• _Direction_
Count how many lines below include the string "LaTeX", and give that number without anything else.

• _Material for this exercise_
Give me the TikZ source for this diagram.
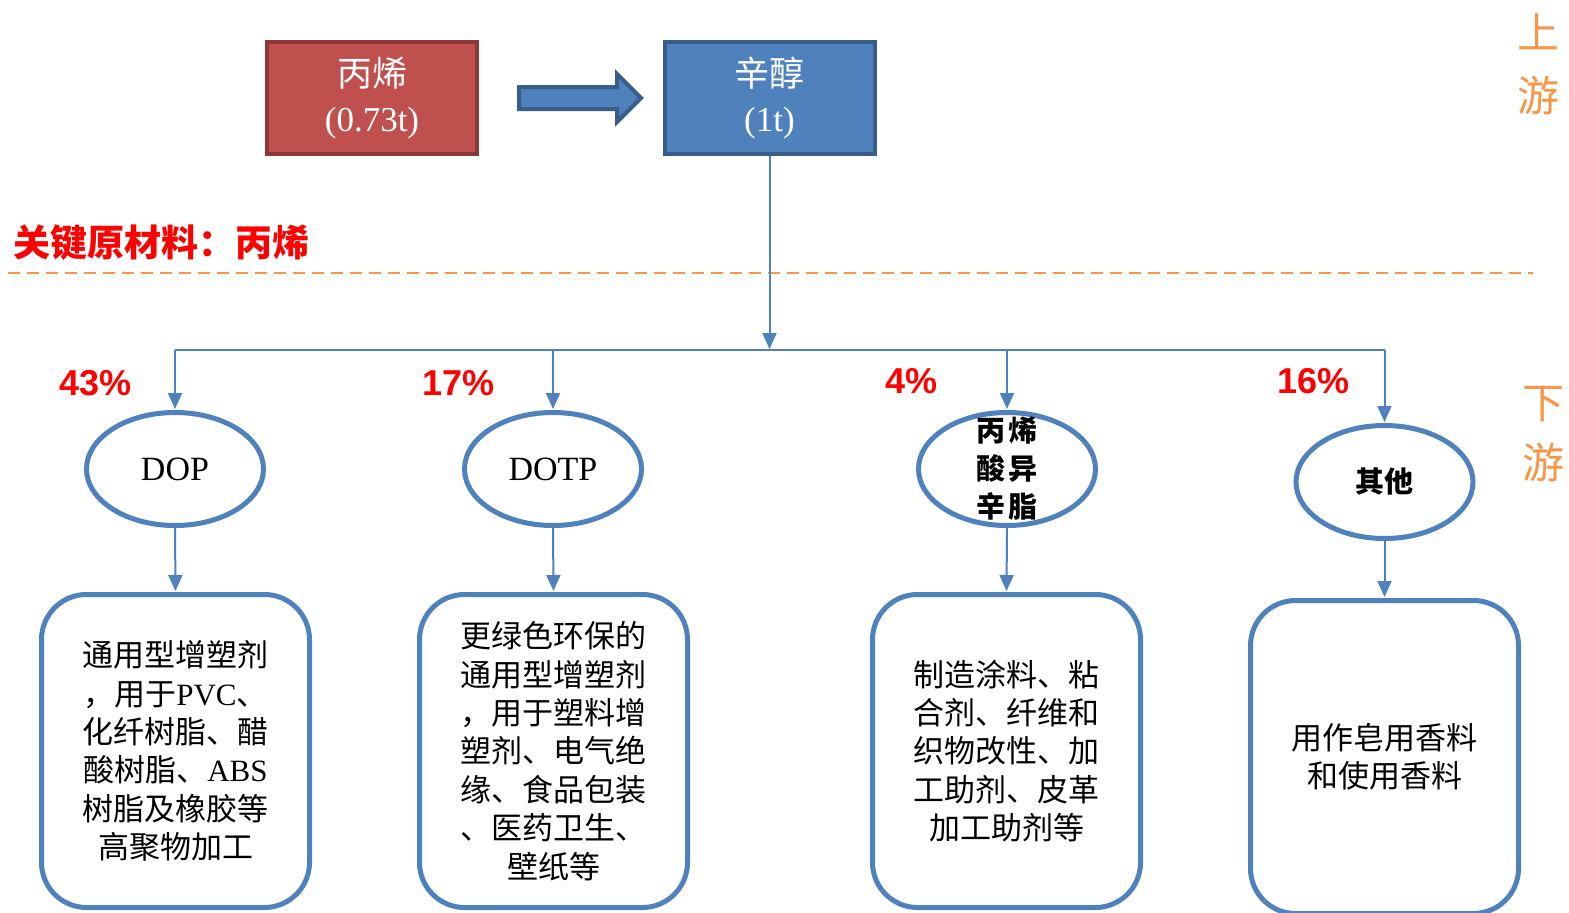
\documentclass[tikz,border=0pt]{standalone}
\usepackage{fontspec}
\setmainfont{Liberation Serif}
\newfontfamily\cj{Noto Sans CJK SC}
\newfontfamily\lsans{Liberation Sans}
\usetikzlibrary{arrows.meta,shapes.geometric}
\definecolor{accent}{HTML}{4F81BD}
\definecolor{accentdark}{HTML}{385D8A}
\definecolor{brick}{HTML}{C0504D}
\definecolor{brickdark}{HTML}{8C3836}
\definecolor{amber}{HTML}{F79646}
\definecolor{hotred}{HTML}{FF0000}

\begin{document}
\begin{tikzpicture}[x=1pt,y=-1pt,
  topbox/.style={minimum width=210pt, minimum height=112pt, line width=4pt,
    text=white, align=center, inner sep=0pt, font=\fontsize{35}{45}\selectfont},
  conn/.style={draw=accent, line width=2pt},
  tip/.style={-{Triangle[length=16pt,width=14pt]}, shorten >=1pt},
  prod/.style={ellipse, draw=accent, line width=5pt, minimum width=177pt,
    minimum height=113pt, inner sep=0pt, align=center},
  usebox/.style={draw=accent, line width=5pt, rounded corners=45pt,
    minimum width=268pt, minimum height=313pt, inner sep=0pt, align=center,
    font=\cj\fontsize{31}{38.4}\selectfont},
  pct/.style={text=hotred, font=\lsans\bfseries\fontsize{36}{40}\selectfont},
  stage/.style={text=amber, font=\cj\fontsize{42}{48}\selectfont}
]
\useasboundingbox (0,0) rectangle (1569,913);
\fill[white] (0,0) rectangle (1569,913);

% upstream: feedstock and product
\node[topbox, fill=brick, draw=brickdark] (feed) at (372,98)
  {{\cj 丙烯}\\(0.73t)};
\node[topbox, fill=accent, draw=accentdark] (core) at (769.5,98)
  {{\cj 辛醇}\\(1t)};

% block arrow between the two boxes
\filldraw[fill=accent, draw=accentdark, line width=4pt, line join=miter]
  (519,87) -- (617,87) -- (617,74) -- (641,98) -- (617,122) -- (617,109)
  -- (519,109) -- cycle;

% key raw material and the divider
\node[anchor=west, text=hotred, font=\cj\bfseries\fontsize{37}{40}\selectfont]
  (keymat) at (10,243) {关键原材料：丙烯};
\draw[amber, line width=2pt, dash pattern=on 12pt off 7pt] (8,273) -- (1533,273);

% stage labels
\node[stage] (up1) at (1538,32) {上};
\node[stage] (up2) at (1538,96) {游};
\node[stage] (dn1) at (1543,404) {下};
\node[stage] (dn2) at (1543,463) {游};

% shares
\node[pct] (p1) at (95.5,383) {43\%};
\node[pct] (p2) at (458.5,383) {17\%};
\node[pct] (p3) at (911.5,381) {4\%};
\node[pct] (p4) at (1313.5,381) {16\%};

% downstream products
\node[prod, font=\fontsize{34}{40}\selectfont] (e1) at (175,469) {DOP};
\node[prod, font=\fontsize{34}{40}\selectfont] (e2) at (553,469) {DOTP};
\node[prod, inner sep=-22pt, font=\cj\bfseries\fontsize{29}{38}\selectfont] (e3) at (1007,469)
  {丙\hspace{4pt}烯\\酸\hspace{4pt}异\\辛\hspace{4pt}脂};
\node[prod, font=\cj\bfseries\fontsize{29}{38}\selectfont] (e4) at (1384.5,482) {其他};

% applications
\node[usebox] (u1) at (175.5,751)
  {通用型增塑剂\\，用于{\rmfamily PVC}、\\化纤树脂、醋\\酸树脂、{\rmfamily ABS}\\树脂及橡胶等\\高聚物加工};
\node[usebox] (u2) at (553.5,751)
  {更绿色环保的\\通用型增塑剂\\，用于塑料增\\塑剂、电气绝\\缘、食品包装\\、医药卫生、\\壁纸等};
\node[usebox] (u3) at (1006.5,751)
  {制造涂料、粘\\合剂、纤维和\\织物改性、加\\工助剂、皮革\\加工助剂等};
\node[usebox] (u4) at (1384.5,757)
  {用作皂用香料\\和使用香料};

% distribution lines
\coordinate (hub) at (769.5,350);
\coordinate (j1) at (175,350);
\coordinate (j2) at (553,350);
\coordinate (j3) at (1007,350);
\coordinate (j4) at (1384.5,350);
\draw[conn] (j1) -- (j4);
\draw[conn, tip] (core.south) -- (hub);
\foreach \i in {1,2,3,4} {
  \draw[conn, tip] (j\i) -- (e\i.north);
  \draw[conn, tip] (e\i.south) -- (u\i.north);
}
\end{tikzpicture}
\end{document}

==

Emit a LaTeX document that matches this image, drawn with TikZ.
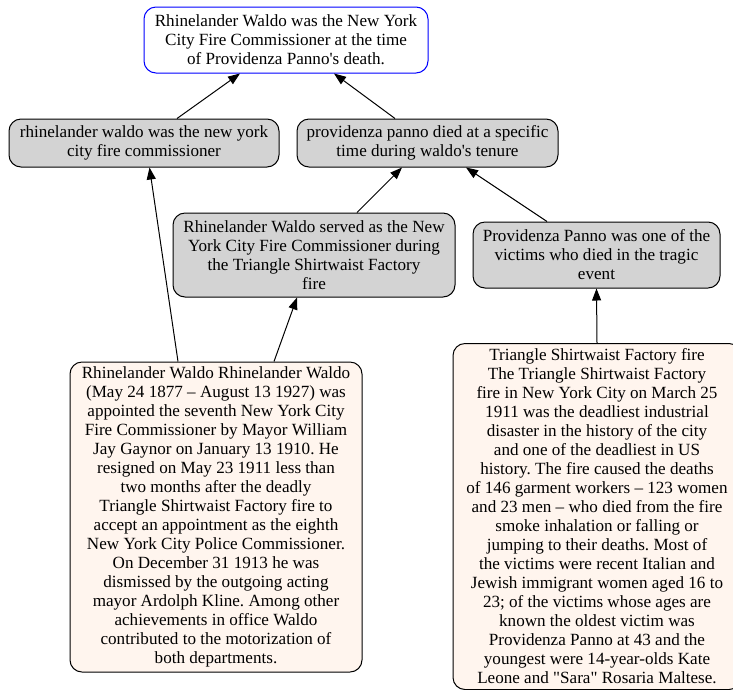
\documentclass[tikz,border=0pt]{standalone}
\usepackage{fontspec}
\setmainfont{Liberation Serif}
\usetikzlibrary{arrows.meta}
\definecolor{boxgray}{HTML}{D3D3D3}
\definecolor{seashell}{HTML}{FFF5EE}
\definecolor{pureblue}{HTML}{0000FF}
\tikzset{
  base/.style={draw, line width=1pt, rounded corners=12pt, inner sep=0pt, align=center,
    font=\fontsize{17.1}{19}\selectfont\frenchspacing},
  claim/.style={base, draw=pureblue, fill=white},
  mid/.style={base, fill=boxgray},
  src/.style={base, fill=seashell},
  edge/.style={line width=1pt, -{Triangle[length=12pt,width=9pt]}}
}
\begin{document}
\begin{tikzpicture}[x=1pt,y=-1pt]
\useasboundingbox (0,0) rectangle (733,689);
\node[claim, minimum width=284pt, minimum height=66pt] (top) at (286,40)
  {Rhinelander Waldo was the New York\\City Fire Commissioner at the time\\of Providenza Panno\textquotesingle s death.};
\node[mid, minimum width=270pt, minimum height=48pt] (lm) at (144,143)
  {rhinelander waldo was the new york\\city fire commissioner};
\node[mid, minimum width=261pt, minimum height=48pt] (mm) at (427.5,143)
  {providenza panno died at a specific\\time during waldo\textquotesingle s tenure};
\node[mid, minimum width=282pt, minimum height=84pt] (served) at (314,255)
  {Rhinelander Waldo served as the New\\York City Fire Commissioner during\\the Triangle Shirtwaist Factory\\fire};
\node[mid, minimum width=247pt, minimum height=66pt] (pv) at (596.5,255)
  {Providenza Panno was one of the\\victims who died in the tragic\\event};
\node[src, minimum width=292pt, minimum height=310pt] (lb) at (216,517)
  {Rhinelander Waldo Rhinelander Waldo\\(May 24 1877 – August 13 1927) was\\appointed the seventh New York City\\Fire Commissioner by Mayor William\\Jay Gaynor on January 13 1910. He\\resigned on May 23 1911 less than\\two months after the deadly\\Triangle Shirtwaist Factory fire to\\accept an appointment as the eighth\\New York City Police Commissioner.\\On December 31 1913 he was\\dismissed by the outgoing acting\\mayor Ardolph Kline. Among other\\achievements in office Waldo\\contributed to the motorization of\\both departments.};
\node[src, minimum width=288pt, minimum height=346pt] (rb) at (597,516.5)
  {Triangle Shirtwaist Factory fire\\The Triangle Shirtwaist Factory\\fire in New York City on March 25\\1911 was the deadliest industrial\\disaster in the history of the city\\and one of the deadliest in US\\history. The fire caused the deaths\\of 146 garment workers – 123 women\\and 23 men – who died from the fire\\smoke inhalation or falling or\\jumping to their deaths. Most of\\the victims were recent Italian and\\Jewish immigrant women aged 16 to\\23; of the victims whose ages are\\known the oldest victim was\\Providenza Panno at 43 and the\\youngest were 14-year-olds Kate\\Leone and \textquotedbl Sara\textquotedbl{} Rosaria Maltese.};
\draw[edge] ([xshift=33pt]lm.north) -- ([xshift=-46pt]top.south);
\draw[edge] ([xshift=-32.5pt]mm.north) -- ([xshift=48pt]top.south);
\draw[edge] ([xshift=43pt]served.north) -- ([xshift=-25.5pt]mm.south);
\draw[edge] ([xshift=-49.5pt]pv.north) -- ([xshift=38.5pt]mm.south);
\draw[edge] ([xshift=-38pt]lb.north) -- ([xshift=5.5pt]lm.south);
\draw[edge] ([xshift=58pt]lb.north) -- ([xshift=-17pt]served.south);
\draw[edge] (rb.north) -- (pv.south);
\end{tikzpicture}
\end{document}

...

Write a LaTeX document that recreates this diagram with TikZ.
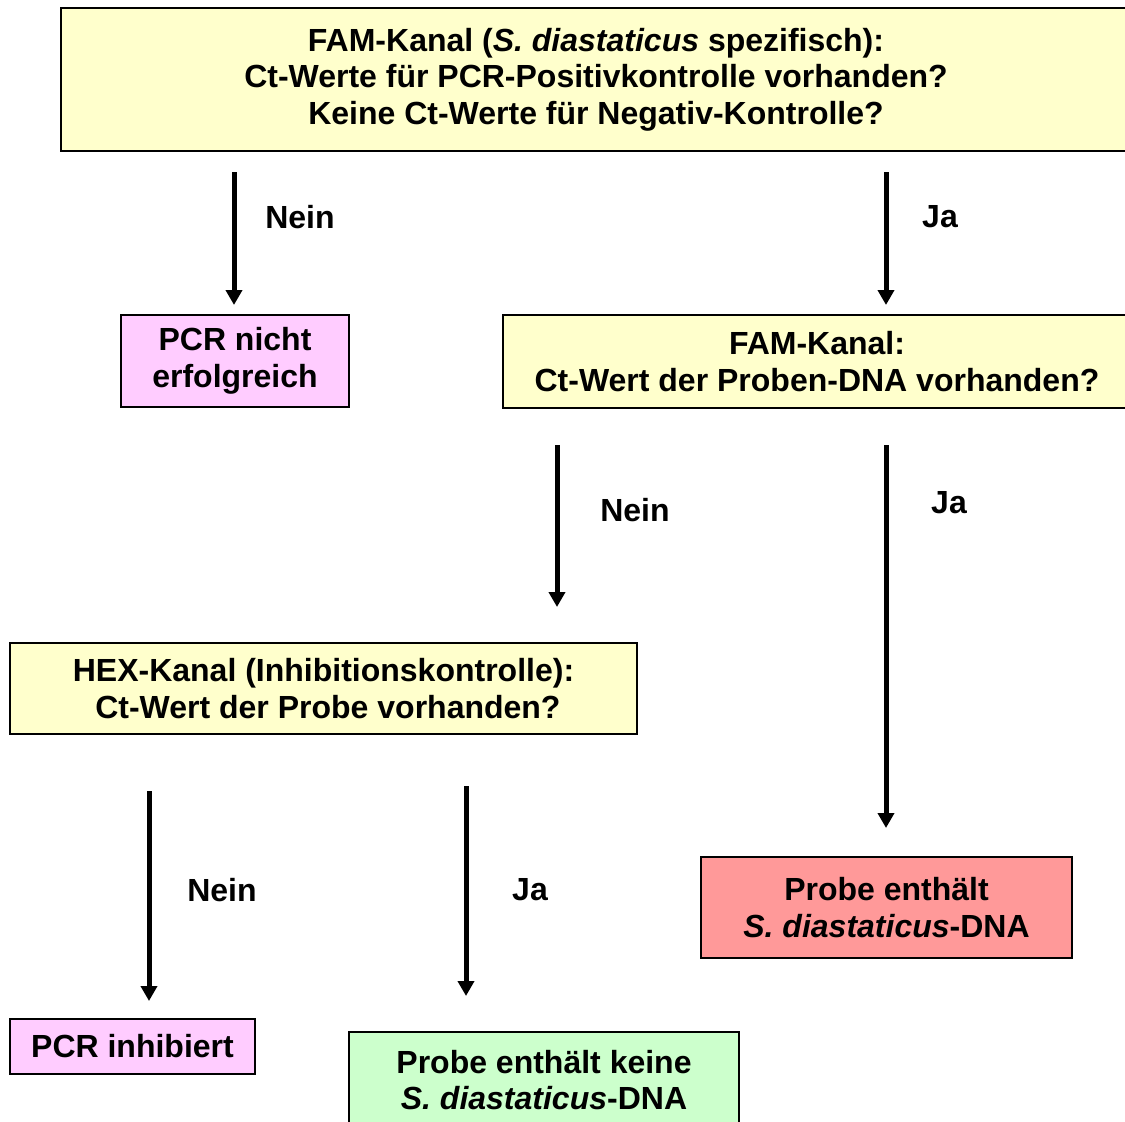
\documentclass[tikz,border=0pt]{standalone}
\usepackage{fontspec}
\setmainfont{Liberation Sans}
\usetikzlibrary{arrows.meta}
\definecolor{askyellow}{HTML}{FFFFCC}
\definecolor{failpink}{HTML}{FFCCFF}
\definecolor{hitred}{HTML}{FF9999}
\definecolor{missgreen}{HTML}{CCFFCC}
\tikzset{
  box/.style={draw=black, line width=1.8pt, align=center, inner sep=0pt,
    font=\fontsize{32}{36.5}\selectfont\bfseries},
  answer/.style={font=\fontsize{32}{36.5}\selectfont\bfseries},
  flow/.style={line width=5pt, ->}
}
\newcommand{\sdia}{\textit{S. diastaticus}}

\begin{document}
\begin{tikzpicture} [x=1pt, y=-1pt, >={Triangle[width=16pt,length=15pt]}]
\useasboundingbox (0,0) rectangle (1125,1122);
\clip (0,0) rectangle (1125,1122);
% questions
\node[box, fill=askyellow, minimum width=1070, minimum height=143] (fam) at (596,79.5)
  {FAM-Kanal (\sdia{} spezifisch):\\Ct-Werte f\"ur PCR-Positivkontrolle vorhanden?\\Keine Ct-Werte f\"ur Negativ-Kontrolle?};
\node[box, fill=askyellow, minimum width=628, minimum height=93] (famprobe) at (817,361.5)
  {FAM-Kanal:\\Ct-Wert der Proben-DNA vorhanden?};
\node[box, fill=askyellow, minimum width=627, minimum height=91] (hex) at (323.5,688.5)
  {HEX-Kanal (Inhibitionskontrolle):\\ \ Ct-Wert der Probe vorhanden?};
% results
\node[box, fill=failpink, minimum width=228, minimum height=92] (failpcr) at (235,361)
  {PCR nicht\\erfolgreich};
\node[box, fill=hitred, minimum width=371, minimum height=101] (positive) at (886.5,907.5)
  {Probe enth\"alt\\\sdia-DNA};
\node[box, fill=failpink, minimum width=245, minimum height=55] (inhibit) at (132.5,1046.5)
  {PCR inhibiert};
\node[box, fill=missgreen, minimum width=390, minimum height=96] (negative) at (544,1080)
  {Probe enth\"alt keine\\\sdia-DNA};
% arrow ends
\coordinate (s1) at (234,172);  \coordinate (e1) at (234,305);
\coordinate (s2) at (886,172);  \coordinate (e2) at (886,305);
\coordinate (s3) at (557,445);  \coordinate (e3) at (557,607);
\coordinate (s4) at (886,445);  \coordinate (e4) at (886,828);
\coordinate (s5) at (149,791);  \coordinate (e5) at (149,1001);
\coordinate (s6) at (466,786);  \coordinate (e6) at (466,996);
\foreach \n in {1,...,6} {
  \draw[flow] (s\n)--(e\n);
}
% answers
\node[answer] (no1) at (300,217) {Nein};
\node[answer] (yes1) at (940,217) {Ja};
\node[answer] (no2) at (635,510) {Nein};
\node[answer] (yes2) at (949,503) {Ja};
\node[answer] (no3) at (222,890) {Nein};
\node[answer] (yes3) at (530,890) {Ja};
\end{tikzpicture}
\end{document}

• _The output_
2